Masterclass with…

Manuel Muñoz, award winning short story writer and novelist

The hard work of writers is always evident

In the past few years since receiving a MacArthur Fellowship, I have been asked to judge several book awards and a few contests for individual stories and essays.  I honor the confidentiality required to judge with candor and discretion, but it is always a tough assignment.  The hard work of the anonymous writers is always evident and the choices feel impossible.  Sometimes I wish I could consult with a fellow reader, but the narrowing down of the riches continues until I must select a recipient. 

What do I look for in a manuscript? 

My students, still in the midst of shaping their own books or crafting their first stories for journal submissions, often ask me about the process.  What do I look for in a manuscript?  How do I make my choices?  This is hard to say, as each batch—indeed, each contest—is unique.  The assumption might be that, as judge, I would steer toward writing that is like my own.  But the more one reads, the clearer it becomes that we as writers arrive with a mind-boggling array of story approaches. 

Rising from the stack of entries…

However much we might feel that every story has been told in one form or another, the intimate divergences from the recognizable spin some works into their own atmospheres.  They rise from the stacks of entries almost on their own, their voices arresting from the first few sentences.  Once a story manages the illusion of sustaining that voice until the last page, I know it’s the magic of a wonderful writer. 

We all know the feeling of being held in midair

This should come as neither surprise nor revelation.  In the days of browsing bookstores, maybe a book cover or the jacket copy lured us into opening the first pages.  But we all know the feeling of being held in midair by a powerful first page, a mystery that keeps us reading onward, hoping the spell will not break.

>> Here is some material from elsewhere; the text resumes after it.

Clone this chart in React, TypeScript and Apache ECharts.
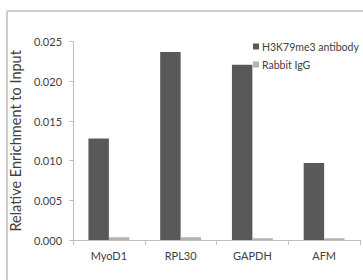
import React, { useEffect, useRef } from "react";
import * as echarts from "echarts";

const categories = ["MyoD1", "RPL30", "GAPDH", "AFM"];
const antibodyValues = [0.0128, 0.0237, 0.0221, 0.0097];
const iggValues = [0.00035, 0.00035, 0.00022, 0.00022];
const seriesNames = ["H3K79me3 antibody", "Rabbit IgG"];
const yTitle = "Relative Enrichment to Input";

export default function App() {
  const ref = useRef<HTMLDivElement>(null);
  useEffect(() => {
    if (!ref.current) return;
    const chart = echarts.init(ref.current, undefined, { renderer: "svg" });
    const font = "Lato, 'Open Sans', sans-serif";
    chart.setOption({
      animation: false,
      backgroundColor: "#ffffff",
      graphic: [
        {
          type: "line",
          silent: true,
          shape: { x1: 7, y1: 11, x2: 363, y2: 11 },
          style: { stroke: "#cccccc", lineWidth: 2 },
        },
        {
          type: "line",
          silent: true,
          shape: { x1: 7, y1: 11, x2: 7, y2: 280 },
          style: { stroke: "#cccccc", lineWidth: 2 },
        },
      ],
      legend: {
        orient: "vertical",
        left: 248,
        top: 36,
        itemWidth: 6,
        itemHeight: 6,
        itemGap: 7,
        icon: "rect",
        data: seriesNames,
        textStyle: { fontFamily: font, fontSize: 10.5, color: "#404040", padding: [0, 0, 0, -2] },
      },
      grid: { left: 72, right: 3, top: 41.7, bottom: 40, containLabel: false },
      xAxis: {
        type: "category",
        data: categories,
        axisLine: { lineStyle: { color: "#bfbfbf", width: 1 } },
        axisTick: { show: true, length: 5, lineStyle: { color: "#bfbfbf" } },
        axisLabel: { fontFamily: font, fontSize: 11, color: "#404040", margin: 10 },
      },
      yAxis: {
        type: "value",
        min: 0,
        max: 0.025,
        interval: 0.005,
        name: yTitle,
        nameLocation: "middle",
        nameGap: 50,
        nameTextStyle: { fontFamily: font, fontSize: 14.5, color: "#404040" },
        axisLine: { show: true, lineStyle: { color: "#bfbfbf", width: 1 } },
        axisTick: { show: true, length: 4, lineStyle: { color: "#bfbfbf" } },
        splitLine: { show: false },
        axisLabel: {
          fontFamily: font,
          fontSize: 11,
          color: "#404040",
          margin: 11,
          formatter: (v: number) => v.toFixed(3),
        },
      },
      series: [
        {
          name: seriesNames[0],
          type: "bar",
          data: antibodyValues,
          barWidth: "28.5%",
          barGap: "0%",
          itemStyle: { color: "#595959" },
        },
        {
          name: seriesNames[1],
          type: "bar",
          data: iggValues,
          barWidth: "28.5%",
          barGap: "0%",
          itemStyle: { color: "#b3b3b3" },
        },
      ],
    });
    return () => chart.dispose();
  }, []);
  return (
    <div
      ref={ref}
      style={{ position: "fixed", left: 0, top: 0, width: 363, height: 280 }}
    />
  );
}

Radically fantastical stories

In the past eighteen months, my judging has allowed me to encounter radically fantastical stories set across the Korean diaspora (an chang joon’s God-Disease); an irreverent, comic account of a young adulthood full of wrong choices, somehow brilliantly arranged as an alphabetic cocktail guide (Krystal Anali Vazquez’s Lady Without Land); and a suite of expansive, bittersweet stories, many of them prominently featuring queer characters changing over many years (Bill Gaythwaite’s A Place in the World).  All of these books are so different from each other and yet they all shared the blend of purpose, unique vision, and love of story. I could tell that the writing mattered to each of these writers and that they had taken great care to arrange their gift of story just so.   

A great story is a gift

That is how I see a great story, after all—a gift.  A great story speaks to us not only in the moment we first unwrap it, but sometimes years later, when experience—our ups and downs—reconfigures a story’s hidden possibilities.  That is what I hope to encounter as I begin my reading for the Bridport Prize:  a sense that we will not only have great stories on our hands, but that these will be stories that will have reasons to stay with us, getting us to think, if not transform.